Body (physical self)
Before Class:
- Energy-boosting snack – fruit/veg + grains + water
During Class (don’t worry, your pre-teen/teen’s dance teacher will support this!):
- Small frequent water breaks
- Breathing into stretches, listening to your body and not pushing beyond its limits
- Being gentle with themselves if difficulties arise
After Class:
- Water and another small snack
- Resting
Mind (mental and emotional self)
Before Class:
- Set intentions – if they don’t want to share their intentions with you, that’s ok! They might prefer to journal it, or make a note on their phone! Here are some ideas for intention setting:
- Achieve a specific number of successful attempts with a new skill or progression
- Focus on increasing flexibility
- Focus on increasing strength
- Focus on reducing wait times/taking more turns
- Bring something you want to fix or achieve to your instructor’s attention
- Set aside external worries (agree with yourself to set aside thinking about homework, and emotional challenges – promise yourself to devote time to those later)
During Class (don’t worry, your pre-teen/teen’s dance teacher will support this!):
- Remind yourself of your intentions
- Breathe for focus (see our blog for some techniques here)
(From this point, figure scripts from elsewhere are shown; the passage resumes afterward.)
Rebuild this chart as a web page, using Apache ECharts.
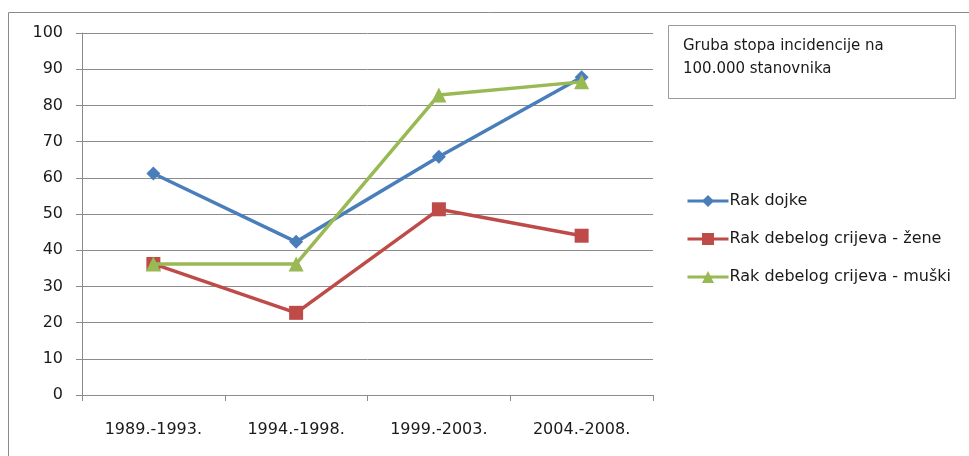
<!DOCTYPE html>
<html>
<head>
<meta charset="utf-8">
<style>
  html, body { margin: 0; padding: 0; background: #fff; }
  #chart { width: 969px; height: 456px; }
</style>
<script src="https://cdn.jsdelivr.net/npm/echarts@6/dist/echarts.min.js"></script>
</head>
<body>
<div id="chart"></div>
<script>
// Periods on the category axis
const periods = ['1989.-1993.', '1994.-1998.', '1999.-2003.', '2004.-2008.'];

// Crude incidence rate per 100,000 inhabitants
const rakDojke = [61.2, 42.3, 65.8, 87.8];
const rakCrijevaZene = [36.2, 22.7, 51.3, 44.0];
const rakCrijevaMuski = [36.2, 36.2, 82.9, 86.5];

const seriesNames = ['Rak dojke', 'Rak debelog crijeva - žene', 'Rak debelog crijeva - muški'];
const noteLines = ['Gruba stopa incidencije na', '100.000 stanovnika'];

const FONT = '"DejaVu Sans", "Liberation Sans", sans-serif';
const TEXT = '#1a1a1a';
const GRID = '#8c8c8c';

const chart = echarts.init(document.getElementById('chart'), null, { renderer: 'canvas' });

chart.setOption({
  backgroundColor: '#ffffff',
  animation: false,
  grid: { left: 82, top: 33, right: 316, bottom: 61, containLabel: false },
  legend: {
    orient: 'vertical',
    left: 681,
    top: 188,
    itemWidth: 41,
    itemHeight: 15,
    itemGap: 22,
    data: seriesNames,
    lineStyle: { width: 3 },
    textStyle: { fontFamily: FONT, fontSize: 16, color: TEXT, padding: [0, 0, 0, -4] }
  },
  xAxis: {
    type: 'category',
    data: periods,
    boundaryGap: true,
    axisLine: { lineStyle: { color: GRID, width: 1 } },
    axisTick: { show: true, length: 6, lineStyle: { color: GRID } },
    axisLabel: { fontFamily: FONT, fontSize: 16, color: TEXT, margin: 27 },
    splitLine: { show: false }
  },
  yAxis: {
    type: 'value',
    min: 0,
    max: 100,
    interval: 10,
    axisLine: { show: true, lineStyle: { color: GRID, width: 1 } },
    axisTick: { show: true, length: 6, lineStyle: { color: GRID } },
    axisLabel: { fontFamily: FONT, fontSize: 16, color: TEXT, margin: 19 },
    splitLine: { show: true, lineStyle: { color: GRID, width: 1 } }
  },
  series: [
    {
      name: seriesNames[0],
      type: 'line',
      data: rakDojke,
      color: '#4a7ebb',
      lineStyle: { width: 3.5 },
      symbol: 'diamond',
      symbolSize: 14,
      z: 3
    },
    {
      name: seriesNames[1],
      type: 'line',
      data: rakCrijevaZene,
      color: '#be4b48',
      lineStyle: { width: 3.5 },
      symbol: 'rect',
      symbolSize: 14,
      z: 2
    },
    {
      name: seriesNames[2],
      type: 'line',
      data: rakCrijevaMuski,
      color: '#98b954',
      lineStyle: { width: 3.5 },
      symbol: 'triangle',
      symbolSize: 15,
      z: 4
    }
  ],
  graphic: [
    {
      type: 'rect',
      shape: { x: 8.5, y: 12.5, width: 1100, height: 600 },
      style: { fill: 'none', stroke: '#8a8a8a', lineWidth: 1 },
      silent: true,
      z: -10
    },
    {
      type: 'rect',
      shape: { x: 668.5, y: 25.5, width: 287, height: 73 },
      style: { fill: '#ffffff', stroke: '#9a9a9a', lineWidth: 1 },
      silent: true
    },
    {
      type: 'text',
      left: 683,
      top: 35,
      style: {
        text: noteLines.join('\n'),
        font: '15px ' + FONT,
        fill: TEXT,
        lineHeight: 23
      },
      silent: true
    }
  ]
});
</script>
</body>
</html>
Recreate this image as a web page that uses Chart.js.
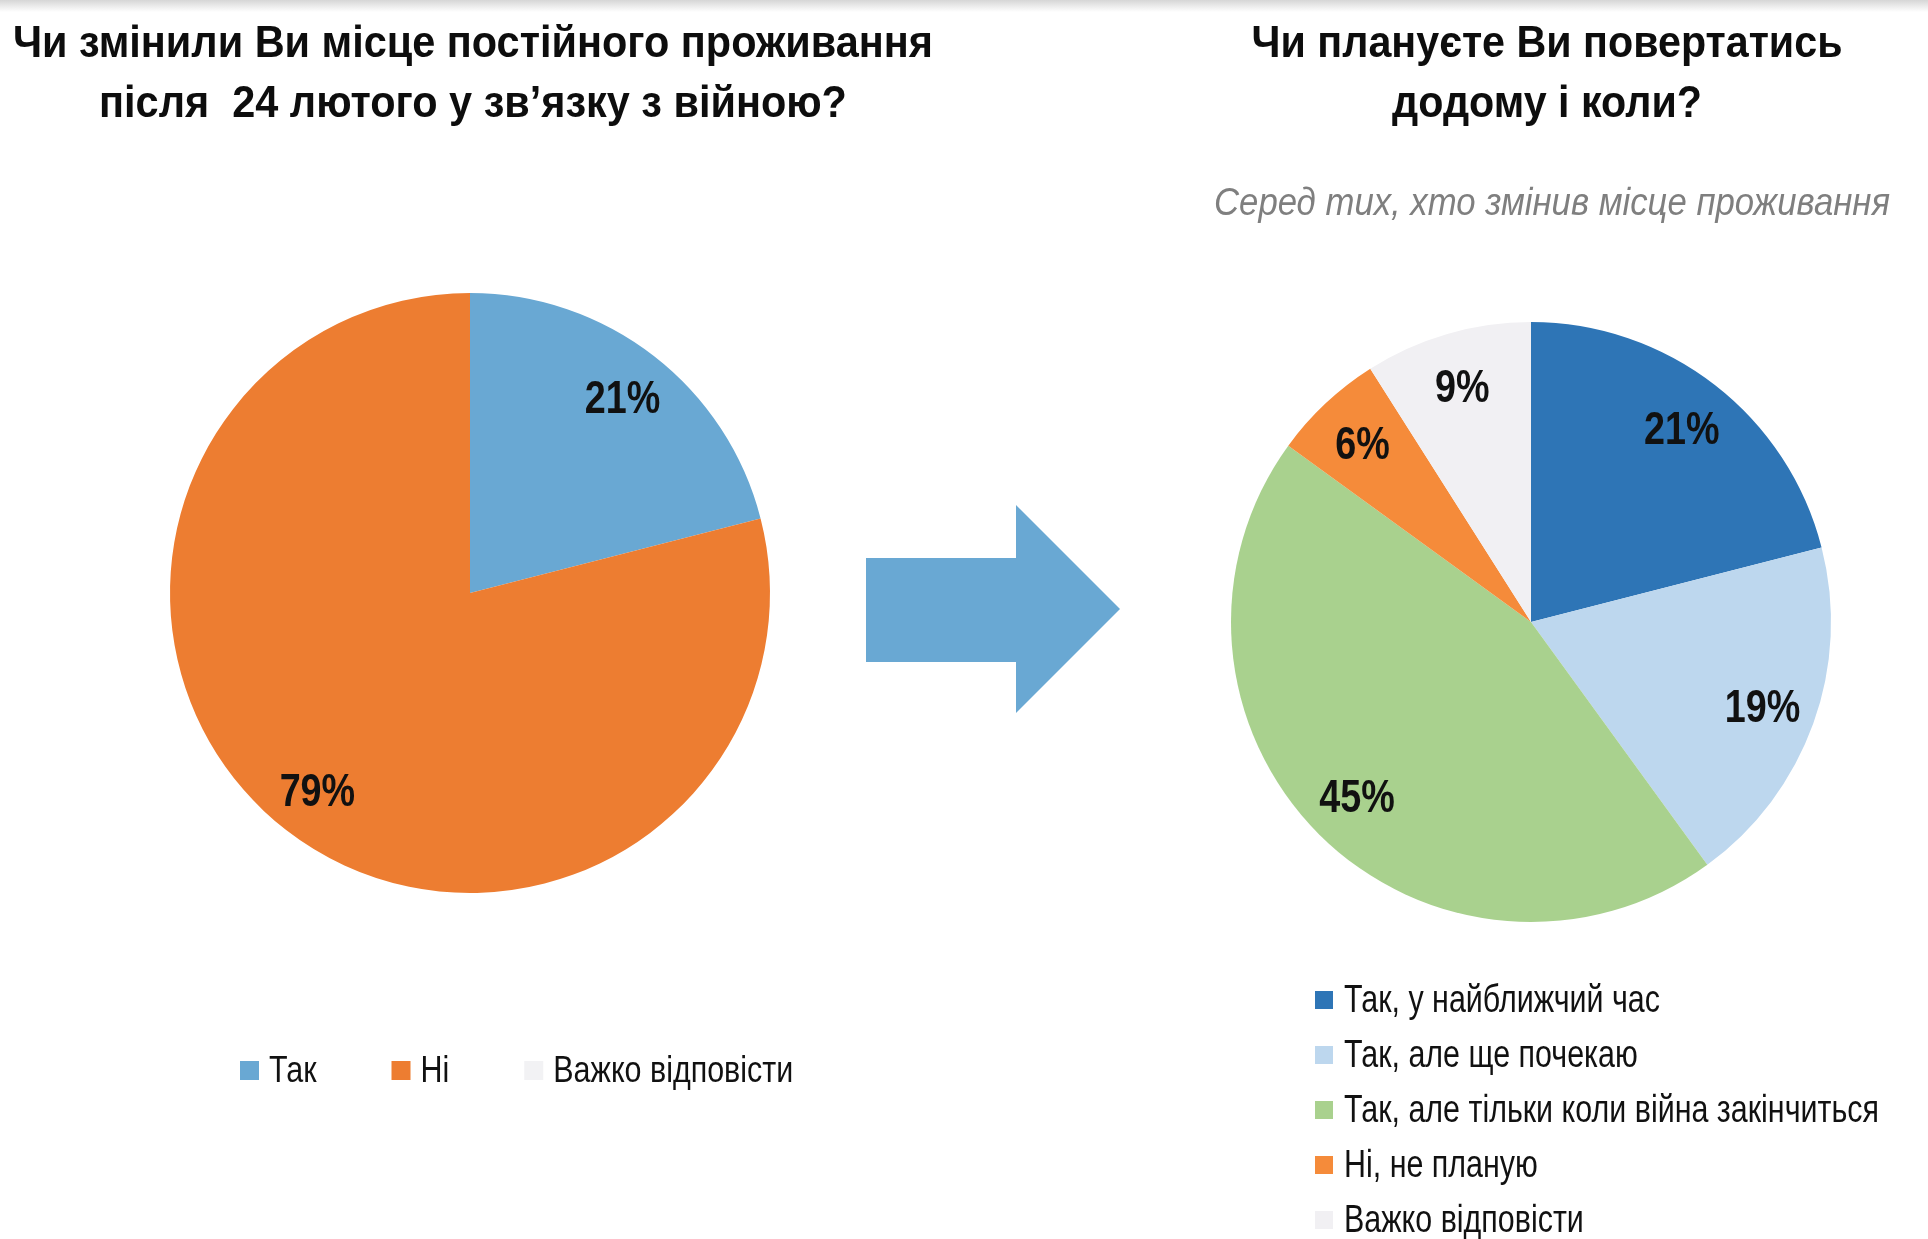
<!DOCTYPE html>
<html lang="uk">
<head>
<meta charset="utf-8">
<script src="https://cdn.jsdelivr.net/npm/chart.js@4.4.1/dist/chart.umd.min.js"></script>
<style>
  html, body { margin: 0; padding: 0; background: #fff; }
  body { width: 1928px; height: 1239px; position: relative; overflow: hidden; }
  #topbar { position: absolute; left: 0; top: 0; width: 1928px; height: 12px;
            background: linear-gradient(#d6d6d6, #ffffff); }
  #leftChart { position: absolute; left: 0; top: 0; }
  #rightChart { position: absolute; left: 1166px; top: 0; }
  #arrow { position: absolute; left: 0; top: 0; }
</style>
</head>
<body>
<div id="topbar"></div>
<canvas id="leftChart" width="940" height="1239"></canvas>
<canvas id="rightChart" width="762" height="1239"></canvas>
<svg id="arrow" width="1928" height="1239">
  <polygon points="866,558 1016,558 1016,505 1120,609 1016,713 1016,662 866,662" fill="#69a8d3"/>
</svg>
<script>
// left pie: did you change residence
var leftTitle = ['Чи змінили Ви місце постійного проживання', 'після  24 лютого у зв’язку з війною?'];
var leftLabels = ['Так', 'Ні', 'Важко відповісти'];
var leftValues = [21, 79, 0];
var leftColors = ['#69a8d3', '#ed7d31', '#f2f2f4'];

// right pie: do you plan to return home
var rightTitle = ['Чи плануєте Ви повертатись', 'додому і коли?'];
var rightSubtitle = ['Серед тих, хто змінив місце проживання'];
var rightLabels = ['Так, у найближчий час', 'Так, але ще почекаю', 'Так, але тільки коли війна закінчиться', 'Ні, не планую', 'Важко відповісти'];
var rightValues = [21, 19, 45, 6, 9];
var rightColors = ['#2e75b6', '#bdd7ee', '#a9d18e', '#f58b3a', '#f1f0f3'];

// no narrow font installed, so Liberation Sans gets squeezed sideways
var FONT = "'Liberation Sans', Arial, sans-serif";
Chart.defaults.font.family = FONT;

function drawNarrow(ctx, text, x, y, sx, align) {
  ctx.save();
  ctx.translate(x, y);
  ctx.scale(sx, 1);
  ctx.textAlign = align;
  ctx.fillText(text, 0, 0);
  ctx.restore();
}

function makeHeader(blocks) {
  return {
    id: 'header',
    afterDraw: function(chart) {
      var ctx = chart.ctx;
      blocks.forEach(function(b) {
        ctx.save();
        ctx.font = (b.style || 'normal') + ' ' + (b.weight || 'normal') + ' ' + b.size + 'px ' + FONT;
        ctx.fillStyle = b.color;
        ctx.textBaseline = 'alphabetic';
        var widest = Math.max.apply(null, b.lines.map(function(l) { return ctx.measureText(l).width; }));
        var sx = b.width / widest;
        b.lines.forEach(function(line, i) {
          drawNarrow(ctx, line, b.x, b.y + i * (b.lineHeight || 0), sx, 'center');
        });
        ctx.restore();
      });
    }
  };
}

// percent labels inside the slices
function makePctLabels(cfg) {
  return {
    id: 'pctLabels',
    afterDatasetsDraw: function(chart) {
      var ctx = chart.ctx;
      var values = chart.data.datasets[0].data;
      var meta = chart.getDatasetMeta(0);
      ctx.save();
      ctx.font = 'bold ' + cfg.size + 'px ' + FONT;
      ctx.fillStyle = '#111';
      ctx.textBaseline = 'alphabetic';
      meta.data.forEach(function(arc, i) {
        if (!values[i]) return;
        var p = arc.getProps(['x', 'y', 'startAngle', 'endAngle', 'outerRadius'], true);
        var mid = (p.startAngle + p.endAngle) / 2;
        var r = p.outerRadius * cfg.dist;
        drawNarrow(ctx, values[i] + '%', p.x + Math.cos(mid) * r, p.y + Math.sin(mid) * r + cfg.size * 0.358, cfg.scale, 'center');
      });
      ctx.restore();
    }
  };
}

// legend as a row or as a column of coloured squares
function makeLegend(cfg) {
  return {
    id: 'boxLegend',
    afterDraw: function(chart) {
      var ctx = chart.ctx;
      var labels = chart.data.labels;
      var colors = chart.data.datasets[0].backgroundColor;
      ctx.save();
      ctx.font = cfg.size + 'px ' + FONT;
      ctx.textBaseline = 'alphabetic';
      var sx = cfg.fitWidth / ctx.measureText(labels[cfg.fitIndex]).width;
      var x = cfg.x, y = cfg.y;
      labels.forEach(function(lab, i) {
        ctx.fillStyle = colors[i];
        ctx.fillRect(x, y - cfg.boxRaise, cfg.box, cfg.box);
        ctx.fillStyle = '#111';
        drawNarrow(ctx, lab, x + cfg.box + cfg.gap, y, sx, 'left');
        if (cfg.row) {
          x += cfg.box + cfg.gap + ctx.measureText(lab).width * sx + cfg.step;
        } else {
          y += cfg.step;
        }
      });
      ctx.restore();
    }
  };
}

new Chart(document.getElementById('leftChart'), {
  type: 'pie',
  data: {
    labels: leftLabels,
    datasets: [{
      data: leftValues,
      backgroundColor: leftColors,
      borderWidth: 0,
      hoverOffset: 0
    }]
  },
  options: {
    responsive: false,
    animation: false,
    events: [],
    radius: 300,
    layout: { padding: { top: 200, bottom: 253, left: 0, right: 0 } },
    plugins: {
      legend: { display: false },
      tooltip: { enabled: false }
    }
  },
  plugins: [
    makeHeader([{ lines: leftTitle, x: 473, y: 57, lineHeight: 60, size: 45, weight: 'bold', color: '#0d0d0d', width: 920 }]),
    makePctLabels({ size: 46, scale: 0.82, dist: 0.83 }),
    makeLegend({ row: true, x: 240, y: 1082, box: 19, boxRaise: 21, gap: 10, step: 75, size: 37, fitIndex: 2, fitWidth: 240 })
  ]
});

new Chart(document.getElementById('rightChart'), {
  type: 'pie',
  data: {
    labels: rightLabels,
    datasets: [{
      data: rightValues,
      backgroundColor: rightColors,
      borderWidth: 0,
      hoverOffset: 0
    }]
  },
  options: {
    responsive: false,
    animation: false,
    events: [],
    radius: 300,
    layout: { padding: { top: 250, bottom: 245, left: 0, right: 32 } },
    plugins: {
      legend: { display: false },
      tooltip: { enabled: false }
    }
  },
  plugins: [
    makeHeader([
      { lines: rightTitle, x: 381, y: 57, lineHeight: 60, size: 45, weight: 'bold', color: '#0d0d0d', width: 591 },
      { lines: rightSubtitle, x: 386, y: 215, size: 38, style: 'italic', color: '#7f7f7f', width: 676 }
    ]),
    makePctLabels({ size: 46, scale: 0.82, dist: 0.82 }),
    makeLegend({ row: false, x: 149, y: 1012, box: 18, boxRaise: 21, gap: 11, step: 55, size: 38, fitIndex: 2, fitWidth: 535 })
  ]
});
</script>
</body>
</html>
- Ask for feedback from other dancers and your teacher about what you’re working on
- Ask questions on how to improve
- Breathing to maintain emotional balance
After Class:
- Reflect on your class (with a parent, friend or in a journal?)
- Congratulate yourself on your accomplishments
- Celebrate
- Favourite song?
- Favourite snack?
- A creative pursuit?
- Celebrate
- Hold space for any difficult feelings that come up
- Comfort yourself if needed
- Favourite blanket?
- Stuffy?
- Calming music?
- Read a book/activity?
- A creative pursuit?
- Talk about it with someone you feel emotionally safe with?
- Congratulate yourself on your accomplishments
Finally, as difficult as it can be (and I know exactly how this can feel!), respecting your pre-teen/teen’s privacy is important. If they don’t want to share with you what happened in their class, what they’re learning, or how well it’s going (or how they’re struggling), that is ok! You can support them without needing to know all the details, and without giving advice (unless they ask)! Show them you care by respecting their autonomy and privacy, and let them know that you’re there for them if they need you!
Healthy nutrition, physical activity, resting when needed, creativity, mindful breathing, emotional self-care, and giving our eyes a rest from screens are things all humans need to maintain their mental and emotional wellness! When our mental and emotional wellness is balanced, our life is more enjoyable!
And don’t forget! Embodying the behaviour you want to impart to your pre-teen/teen is a proven teaching method! So make sure you’re also practicing daily self-care and share with them how it helps you, what you do, and why! You’ll both feel better and you’ll be able to share in your discoveries of what works for each of you!